O Dia das Mulheres na Vigília Lula Livre
Ao longo dos seus 580 dias de existência (e resistência), entre 7 de abril de 2018 e 8 de novembro de 2019, a Vigília Lula Livre celebrou em duas ocasiões o Dia Internacional das Mulheres. A primeira delas ocorreu em 8 de março de 2019, quando Fernando Haddad visitou Lula, que seguia preso ilegalmente em Curitiba, e levou à militância acampada em frente à sede da Polícia Federal uma mensagem do então ex-presidente, que homenageou as mulheres e exaltou a luta pela igualdade no Brasil. Já no dia seguinte, um sábado, foi vez de um artista popular declamar um texto poético em homenagem a elas, fazendo ainda uma apresentação musical antes das 13 saudações diárias de “Bom dia, presidente Lula” ecoarem no pacato bairro residencial do Santa Cândida, região norte de capital paranaense.
No primeiro dia, Haddad, que era também um dos advogados de Lula, contou aos integrantes na Vigília Lula Livre que o petista apresentava uma “grande capacidade de reação” e seguia determinado em defender a democracia. Em seguida, leu uma mensagem do ex-presidente para as mulheres:
“Oito de março é dia de lembrar a luta das mulheres que vivem um movimento de luta diária. Desde o momento em que vêm ao mundo. Dia de marcar posição frente aqueles, que hoje no poder, tentam deslegitimar a luta de quem tem como ideal a igualdade de direitos.
Falamos de igualdade e do próprio direito à vida das mulheres que lutam para existir.
De onde me encontro, sigo em resistência pela construção da sociedade que sonhamos juntos, de um Brasil com oportunidades iguais para todos e todas.”, declarou Lula.

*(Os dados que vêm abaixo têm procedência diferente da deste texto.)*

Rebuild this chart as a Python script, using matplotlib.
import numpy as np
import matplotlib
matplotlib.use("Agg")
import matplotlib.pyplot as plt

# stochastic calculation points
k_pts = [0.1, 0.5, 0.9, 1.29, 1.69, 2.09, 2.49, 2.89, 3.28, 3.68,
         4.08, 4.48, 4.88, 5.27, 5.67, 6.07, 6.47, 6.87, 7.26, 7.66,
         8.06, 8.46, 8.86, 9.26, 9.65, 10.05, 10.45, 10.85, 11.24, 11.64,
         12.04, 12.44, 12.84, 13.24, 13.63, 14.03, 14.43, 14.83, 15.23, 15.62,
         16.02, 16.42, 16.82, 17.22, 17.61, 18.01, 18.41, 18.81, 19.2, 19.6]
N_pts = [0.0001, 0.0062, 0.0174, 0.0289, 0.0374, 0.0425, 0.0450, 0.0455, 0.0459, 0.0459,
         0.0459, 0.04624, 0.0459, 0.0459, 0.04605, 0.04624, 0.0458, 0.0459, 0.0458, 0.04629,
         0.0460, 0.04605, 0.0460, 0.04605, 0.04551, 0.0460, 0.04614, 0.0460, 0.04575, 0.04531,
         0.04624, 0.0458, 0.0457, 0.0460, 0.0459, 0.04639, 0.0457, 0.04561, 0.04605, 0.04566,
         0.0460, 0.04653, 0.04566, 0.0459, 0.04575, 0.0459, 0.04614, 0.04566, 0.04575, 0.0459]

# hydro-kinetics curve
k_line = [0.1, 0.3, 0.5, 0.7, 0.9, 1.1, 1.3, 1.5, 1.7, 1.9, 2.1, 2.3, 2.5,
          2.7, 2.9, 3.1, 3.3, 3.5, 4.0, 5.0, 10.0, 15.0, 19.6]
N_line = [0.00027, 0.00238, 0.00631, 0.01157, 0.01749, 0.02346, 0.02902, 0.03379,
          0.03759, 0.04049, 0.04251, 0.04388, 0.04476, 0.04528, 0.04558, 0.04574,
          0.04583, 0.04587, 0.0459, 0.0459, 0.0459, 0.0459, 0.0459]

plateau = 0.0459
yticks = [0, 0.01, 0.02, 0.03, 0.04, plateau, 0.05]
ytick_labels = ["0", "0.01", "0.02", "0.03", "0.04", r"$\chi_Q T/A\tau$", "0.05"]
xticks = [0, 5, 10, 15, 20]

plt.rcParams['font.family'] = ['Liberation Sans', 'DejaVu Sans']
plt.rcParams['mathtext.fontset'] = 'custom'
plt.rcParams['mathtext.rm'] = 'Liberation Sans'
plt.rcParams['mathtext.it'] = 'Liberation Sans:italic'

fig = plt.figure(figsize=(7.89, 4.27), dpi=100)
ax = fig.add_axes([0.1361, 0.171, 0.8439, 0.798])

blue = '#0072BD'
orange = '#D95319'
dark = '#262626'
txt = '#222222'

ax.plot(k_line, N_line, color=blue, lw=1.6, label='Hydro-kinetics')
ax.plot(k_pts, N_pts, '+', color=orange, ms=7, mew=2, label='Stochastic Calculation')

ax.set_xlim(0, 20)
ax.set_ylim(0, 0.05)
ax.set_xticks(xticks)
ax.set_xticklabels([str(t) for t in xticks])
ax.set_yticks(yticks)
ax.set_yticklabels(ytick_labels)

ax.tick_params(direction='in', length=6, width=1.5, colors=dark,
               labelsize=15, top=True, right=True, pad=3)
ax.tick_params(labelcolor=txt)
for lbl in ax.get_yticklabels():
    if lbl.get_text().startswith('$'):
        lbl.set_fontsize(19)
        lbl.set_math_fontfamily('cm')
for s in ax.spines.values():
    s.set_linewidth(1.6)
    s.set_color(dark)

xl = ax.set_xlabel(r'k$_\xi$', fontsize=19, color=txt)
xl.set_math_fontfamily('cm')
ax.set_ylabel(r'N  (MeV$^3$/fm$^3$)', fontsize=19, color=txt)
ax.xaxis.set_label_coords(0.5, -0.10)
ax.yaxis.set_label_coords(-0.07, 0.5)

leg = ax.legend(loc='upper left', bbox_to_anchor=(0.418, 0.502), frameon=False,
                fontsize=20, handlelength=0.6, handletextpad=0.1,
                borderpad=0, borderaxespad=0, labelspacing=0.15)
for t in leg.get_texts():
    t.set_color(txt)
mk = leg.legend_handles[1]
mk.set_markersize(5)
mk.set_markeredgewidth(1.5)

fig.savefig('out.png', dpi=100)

Já na manhã seguinte, um sábado, a Vigília teve muita cantoria para transmitir força e solidariedade a Lula, enquanto o artista João Bello declamou um texto, intitulado “Maria Maria”, de Fernando Brant e Milton Nascimento, uma homenagem às mulheres brasileiras. Os militantes em Curitiba ainda realizaram uma moda de viola com poesia cabocla e, mais tarde, bradaram os costumeiros “boa tarde” e “boa noite” a Lula, sendo que àquela altura a Vigília já somava 337 dias de luta e resistência.
MARIA MARIA
(declamado pelo artista popular João Bello no dia 9 de março de 2019, na Vigília Lula Livre, em homenagem ao Dia das Mulheres daquele ano)

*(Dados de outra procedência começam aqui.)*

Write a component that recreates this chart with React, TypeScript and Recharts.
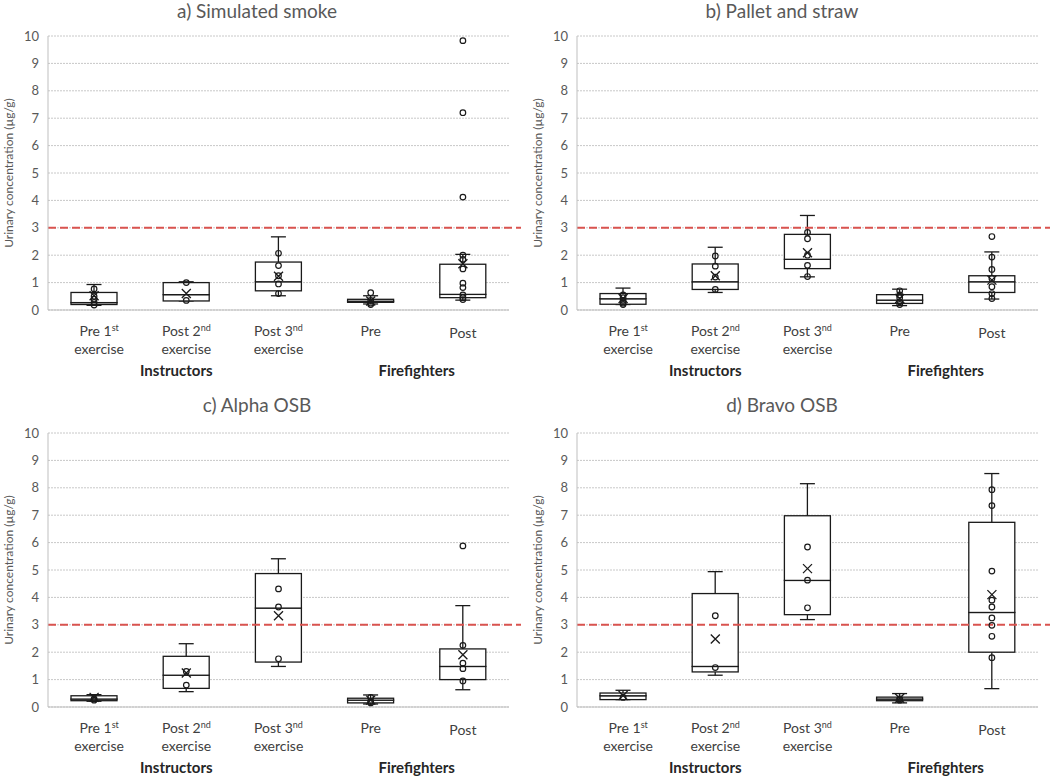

“Maria, Maria, um simples nome de mulher.
Corpo negro de macios segredos, olhos vivos farejando a noite, braços fortes trabalhando o dia. Memória da grande desventura da raça, intuição física da justiça. Alegria, tristeza, solidariedade e solidão. Mulher pantera, fera. Mulher vida, vivida. Uma pessoa que aprendeu vivendo e nos deixou a verdadeira sabedoria: a dos humildes, a dos sofridos, a dos que tem o coração maior que o mundo.

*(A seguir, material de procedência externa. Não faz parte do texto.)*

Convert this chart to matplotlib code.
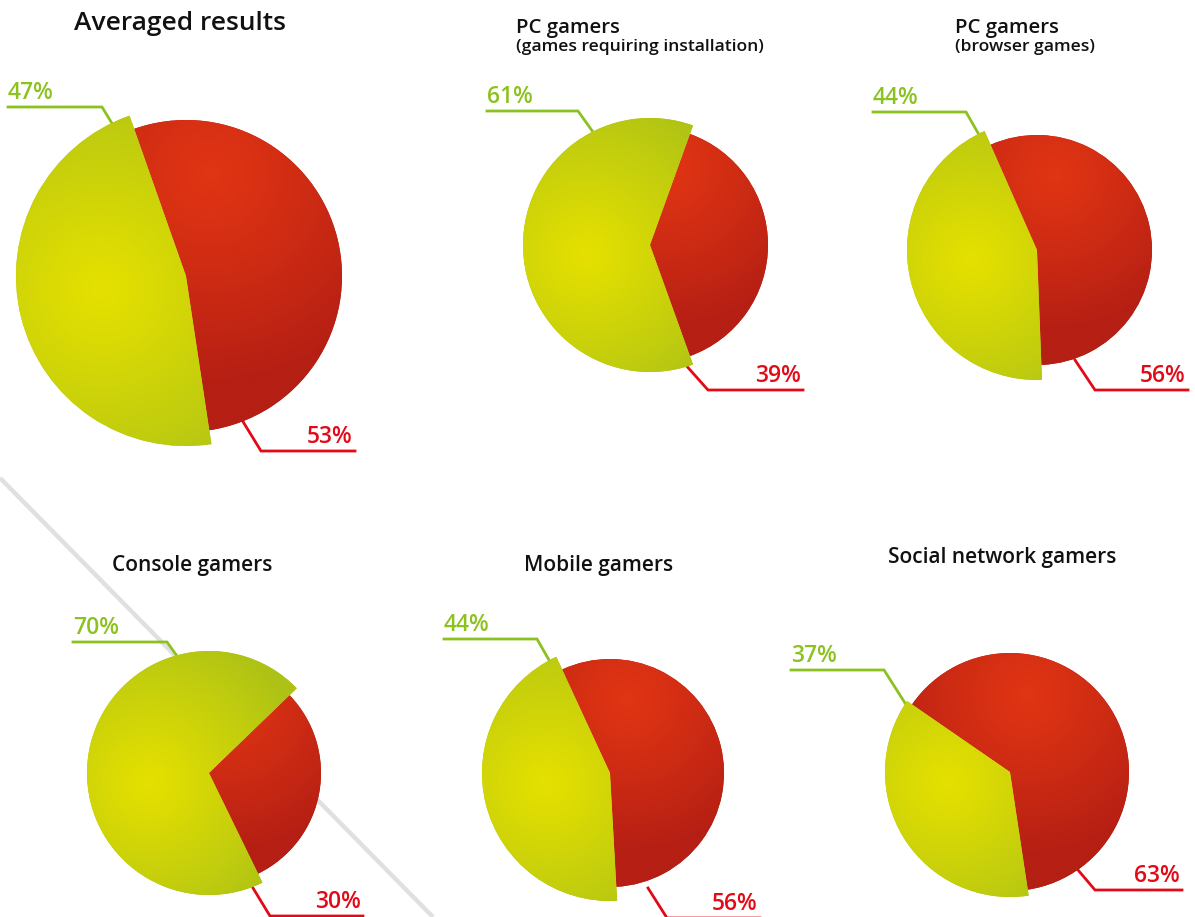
import numpy as np
import matplotlib
matplotlib.use('Agg')
import matplotlib.pyplot as plt
from matplotlib.colors import to_rgb

plt.rcParams['font.family'] = ['Open Sans', 'DejaVu Sans']

# data
titles = ['Averaged results', 'PC gamers', 'PC gamers',
          'Console gamers', 'Mobile gamers', 'Social network gamers']
subtitles = ['', '(games requiring installation)', '(browser games)', '', '', '']
green_pct = [47, 61, 44, 70, 44, 37]
red_pct = [53, 39, 56, 30, 56, 63]

W, H = 1195, 917
# layout (pixels, y from top): center x, center y, red radius, green radius, red mid angle (cw from top)
geo = [(186, 276, 156, 170, 76),
       (650, 245, 118, 127, 90),
       (1037, 250, 115, 130, 77),
       (209, 773, 112, 122, 100),
       (610, 773, 114, 128, 76),
       (1010, 772, 119, 125, 58)]
# title positions: x, y, alignment, size
tpos = [(180, 23, 'center', 19), (516, 28, 'left', 14.7), (955, 28, 'left', 14.7),
        (192, 565, 'center', 15), (599, 565, 'center', 15), (1002, 558, 'center', 15)]
# label leader lines: green (text x, line y, bend x, end x, end y), red (start x, start y, bend x, line y, end x)
glab = [(8, 107, 102, 113, 125), (487, 111, 578, 593, 132), (873, 112, 966, 978, 133),
        (73, 642, 167, 177, 656), (444, 639, 537, 549, 660), (791, 670, 884, 905, 703)]
rlab = [(242, 420, 261, 451, 355), (683, 362, 708, 390, 803), (1075, 360, 1095, 390, 1188),
        (253, 888, 270, 916, 363), (648, 888, 667, 918, 760), (1078, 870, 1095, 890, 1182)]

red_hi, red_lo = np.array(to_rgb('#e13513')), np.array(to_rgb('#b51f14'))
grn_hi, grn_lo = np.array(to_rgb('#e5e000')), np.array(to_rgb('#adc216'))
green_txt = '#8cc21f'
red_txt = '#e20a17'


def fy(y):
    return H - y


def gradient(ax, wedge, cx, cy, hx, hy, r, c_hi, c_lo):
    # radial gradient clipped to the wedge, all in data coords
    x0, x1 = cx - r * 1.15, cx + r * 1.15
    y0, y1 = cy - r * 1.15, cy + r * 1.15
    xs = np.linspace(x0, x1, 300)
    ys = np.linspace(y0, y1, 300)
    X, Y = np.meshgrid(xs, ys)
    d = np.clip(np.hypot(X - hx, Y - hy) / (1.35 * r), 0, 1) ** 1.1
    img = c_hi[None, None, :] * (1 - d[..., None]) + c_lo[None, None, :] * d[..., None]
    im = ax.imshow(img, extent=[x0, x1, y0, y1], origin='lower',
                   interpolation='bilinear', zorder=3)
    im.set_clip_path(wedge)


fig = plt.figure(figsize=(W / 100., H / 100.), dpi=100)
ax = fig.add_axes([0, 0, 1, 1])

# grey diagonal separator
ax.plot([0, 433], [fy(478), fy(917)], color='#e0e0e0', lw=3.2, zorder=1,
        solid_capstyle='butt')

for i in range(6):
    cx, cy, rr, rg, mid = geo[i]
    cyd = fy(cy)
    span = red_pct[i] / 100. * 360.
    start = 90 - mid + span / 2.
    wedges, _ = ax.pie([red_pct[i], green_pct[i]], center=(cx, cyd), radius=rr,
                       startangle=start, counterclock=False, frame=True,
                       colors=[tuple(red_lo), tuple(grn_lo)],
                       wedgeprops=dict(linewidth=0))
    wedges[1].set_radius(rg)
    for w in wedges:
        w.set_zorder(2)
    gradient(ax, wedges[0], cx, cyd, cx + 0.15 * rr, cyd + 0.65 * rr, rr, red_hi, red_lo)
    gradient(ax, wedges[1], cx, cyd, cx - 0.5 * rg, cyd - 0.08 * rg, rg, grn_hi, grn_lo)

    # titles
    tx, ty, ha, ts = tpos[i]
    ax.text(tx, fy(ty), titles[i], ha=ha, va='center', fontsize=ts,
            fontweight='semibold', color='#111111')
    if subtitles[i]:
        ax.text(tx, fy(ty + 19), subtitles[i], ha=ha, va='center', fontsize=12.6,
                fontweight='semibold', color='#111111')

    # green label
    gx, gy, bx, ex, ey = glab[i]
    ax.plot([gx, bx, ex], [fy(gy), fy(gy), fy(ey)], color=green_txt, lw=2, zorder=1.5,
            solid_joinstyle='miter')
    ax.text(gx, fy(gy - 2), '%d%%' % green_pct[i], ha='left', va='bottom',
            fontsize=16.5, fontweight='semibold', color=green_txt)
    # red label
    sx, sy, bx, ly, ex = rlab[i]
    ax.plot([sx, bx, ex], [fy(sy), fy(ly), fy(ly)], color=red_txt, lw=2, zorder=1.5,
            solid_joinstyle='miter')
    ax.text(ex - 2, fy(ly - 2), '%d%%' % red_pct[i], ha='right', va='bottom',
            fontsize=16.5, fontweight='semibold', color=red_txt)

ax.set_xlim(0, W)
ax.set_ylim(0, H)
ax.axis('off')

fig.savefig('out.png', dpi=100)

Maria Maria nasceu num leito qualquer de madeira. Infância incomum, pois nem bem ela andava, falava e sentia e Já suas mãos ganhavam os primeiros calos de trabalho precoce. Infância de roupa rasgada e remendada, de corpo limpo e sorriso bem aberto. Infância sem brinquedos, mas cheia de jogos aprendidos com as velhas que lavavam roupas nas margens do Jequitinhonha.
Infância que acabou cedo, pois já aos 14 anos, como é normal na região, ela já estava casada.
Do casamento ela se lembra pouco, ou não quer muito se lembrar. Homem estranho aquele a lhe dar balas e doces em troca de cada filho. Casamento que em seis anos, seis filhos lhe concedeu. Os filhos se amontoavam nos quatro cantos da casa. Enquanto ela estendia a roupa na beira dos trilhos, os seis meninos sentados brincavam na terra fofa. Os seus olhinhos de espanto não entendiam nada.
De repente, notícia vinda dos trilhos. Maria Maria era viúva.
Pela primeira vez a morte entrava em sua vida e vinha em forma de alívio. E de retalho em retalho Maria se definiu: solidária, solitária, operária e brincalhona. Ela pode ao mesmo tempo ser Maria e ser exemplo de gente que trabalhando em todas as horas do dia, conserva em seu semblante toda pura alegria, de gente que vai sofrendo e quanto mais sofre, mais tem sabedoria.”